With both the trends towards improved guidance systems and the use of smart devices, Wilson foresees even better data management possibilities ahead in the future. “Once the equipment is connected, the sky is the limit to the new functionality that a precision ag manufacturer can design to improve the user experience for the operators,” he says. “The connectivity in the cab will also allow the operator to do necessary business to manage his operation that was once limited to his office where he had an Internet connection.”
A Boom Controls Boom
The fourth top tech trend in 2011 say experts is the increased use of automatic boom section controls. Although this technology dates back a few years now, proposed changes in the ways that growers and custom applicators can apply crop protection products or nutrients around waterways and neighboring fields coming from national and local governments have substantially increased interest in this area.

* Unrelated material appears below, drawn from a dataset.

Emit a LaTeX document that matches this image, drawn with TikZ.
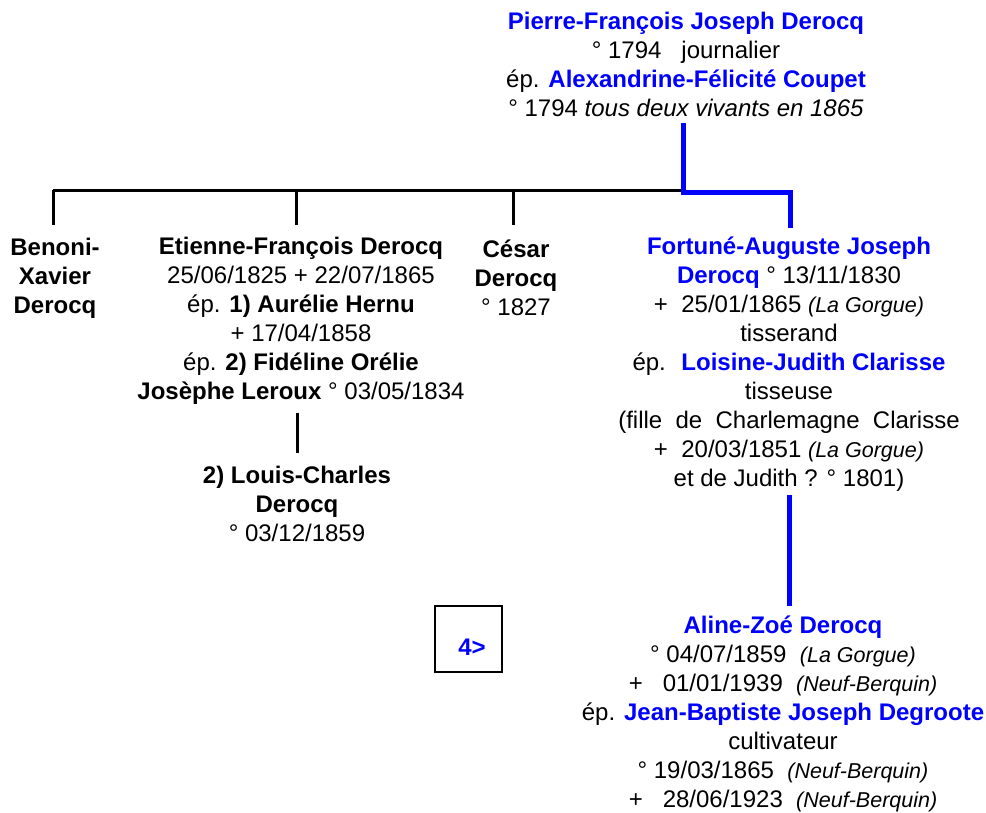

Furthermore, says GROWMARK’s Parks, this interest is likely to increase in the years ahead as agricultural practices become more scrutinized by regulators and lawmakers. “There is definitely interest in increased adoption of boom section and planter-clutch controls, giving applicators and producers greater resolution control of crop protection application and planting,” he says. “Improved efficiency, reduction in over/under application or planting along plant rows, waterways, etc., plus the ability to better manage population while planting, will all be considered benefits.”
The fifth top tech trend is something of a throwback — variable-rate application (VRA) seeding. According to Douglas Nace, crop and GIS consultant for Crop Production Services, Washington Court House, OH, part of this trend’s recent popularity ties the ever-increasing price of seed — and a desire to not waste a single one. But in 2011, the growth in this trend could have been spurred on by the rash of extremely wet weather which plagued much of the Midwest during the spring, which severely curtailed the planting window for many growers and increased their need for more precise seed planting when the weather finally cleared up.
But there may have been other factors at work as well, he adds. “In my area, VRA seeding has taken off due to the variability of soil types, nutrient levels and the availability of new equipment,” says Nace. “Everyone has been and still is gathering data to make the best recommendations.”
In the end, says Wabash Valley’s Wilson, the Tech Top 5 in precision agriculture boils down to one very simple concept — make production agriculture easier and more profitable. “Growers want information on how to not only maximize yield, but maximize the use of each product they apply,” he says. “Be it a pesticide or a nutrient, the grower wants the most bang for his buck and he now has the tools to enable him to do that on a farm, field or subfield level. The only limitations are his willingness and aptitude or money — what is economical on his farm. With our current climate of regulation, I think the grower willing to use these tools will be ahead of the curve and can be more proactive in compliance with future regulations instead of reactive.”